Относительно проживания в Подмосковье — это не совсем точно.
«Я не на шутку затеял перебраться в провинцию. Зимой съезжу в Симбирскую и Оренбургскую губернии и проездом буду в Пензе, а на будущий год совсем перееду в Симбирскую деревню…» — писал Денис Васильевич князю Вяземскому летом 1828 года.
И вот как он сам рассказывал про это время в своей почти что официальной «Автобиографии», написанной от третьего лица: «До 1831 года он заменяет привычные ему боевые упражнения занятиями хозяйственными, живет в своей приволжской деревне, вдали от шума обеих столиц, и пользуется всеми наслаждениями мирной, уединенной и семейной жизни. Там сочиняет он: „Бородинское поле“, „Душеньку“, „Послание Зайцевскому“ и проч.».
Какая тоскливая обреченность звучит в строках элегии «Бородинское поле»:
Давыдов живет прошлым, надежды на будущее очень слабы. Вот что писал он Закревскому, который в 1828 году стал министром внутренних дел империи, а вскоре будет произведен в чин генерала от инфантерии и пожалован графским титулом: «Я теперь живу в деревне, чуждый и дел и слухов этого мира. Здоровье мое, потрясенное не на шутку мерзостью г-на П., начинает поправляться.

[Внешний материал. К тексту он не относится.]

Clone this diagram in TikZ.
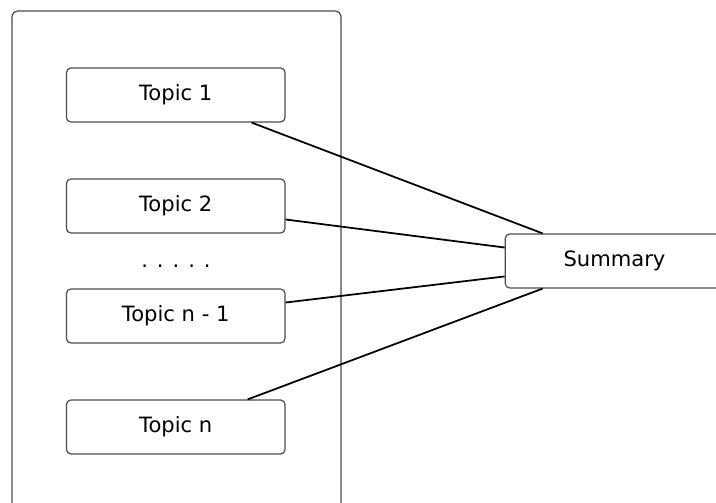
\documentclass[tikz,border=0pt]{standalone}
\usepackage{fontspec}
\setmainfont{DejaVu Sans}

\begin{document}
\begin{tikzpicture}[x=0.02cm,y=-0.02cm,font=\fontsize{12}{14}\selectfont,
  tp/.style={draw=black!70,rounded corners=2.5pt,line width=0.7pt,fill=white,minimum width=4.37cm,minimum height=1.08cm,inner sep=0pt},
  panel/.style={draw=black!70,rounded corners=3pt,line width=0.7pt,minimum width=6.58cm,minimum height=10.8cm,inner sep=0pt},
  lnk/.style={line width=1pt}]
  \useasboundingbox (0,0) rectangle (716,503);
  % left frame with the topics
  \node[panel] (frame) at (176.5,281) {};
  \foreach \t/\y/\n in {{Topic 1}/95/t1,{Topic 2}/206/t2,{Topic n - 1}/316/tn1,{Topic n}/427/tn} {
    \node[tp] (\n) at (175.75,\y) {\t};
  }
  \node (dots) at (176,266) {. . . . .};
  % summary
  \node[tp] (sum) at (614.5,261) {Summary};
  % links
  \draw[lnk] (t1.-20) -- (sum.159);
  \draw[lnk] (t2.-7) -- (sum.173);
  \draw[lnk] (tn1.7) -- (sum.188);
  \draw[lnk] (tn.21) -- (sum.201);
\end{tikzpicture}
\end{document}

Покой, уединение и семейное счастье совершенно оживляют и дух, и тело мое.
…Я не говорю о Ермолове — сильные враги его все сделали; но скажи, какова моя участь со всею страстию моею к боевой службе (с тобою могу говорить так): с умом, с храбростью, с опытностью, не с тою, что́ только была, но с тою, что была, делала и замечала, с ревностию, которая, ты свидетель, заставила меня бросить и беременную жену, родившую после, во время моего отсутствия, и детей, и радости домашние, и расстроенное имение, чтобы лететь в Грузию, тогда представленную нам, как котел кипящий. Приехав туда, я сделал то, что́ препоручено мне было сделать…»
Вольно или невольно, но ему приходится оправдываться — даже перед друзьями. Он пишет Вяземскому:
«Что тебе сказать о себе? Я перестал уже ожидать вызова себя в армию; вижу, что и без седых усов дела идут хорошо, дай Бог в добрый час! Пора и нам смену! Кто прослужил, не сходя с поля чести, от Аустерлица до Парижа и в антрактах подрался с шведами, турками и персианами, тот совершил уже круг своих обязанностей, как солдат, и видел то, что настоящие и будущие рыцари не увидят. Видел Юпитера — Наполеона с его разрушительными перунами, видел сшибки полмиллиона солдат и 3000 пушек на трех и четырех верстовых пространствах, видел минуты, решавшие быть или не быть России и независимости вселенной, быть или не быть Наполеону, видел и участвовал в этом, так что оставил по себе память. После всего этого взятие Эривани, Тульчи и Мачина не удивят меня, и конечно я не сшибками с турками прибавлю что-либо к моему военному имени!»
Но это — Давыдову-военачальнику, служилому человеку; у Давыдова-литератора, поэта и прозаика, в это время все складывается гораздо удачнее.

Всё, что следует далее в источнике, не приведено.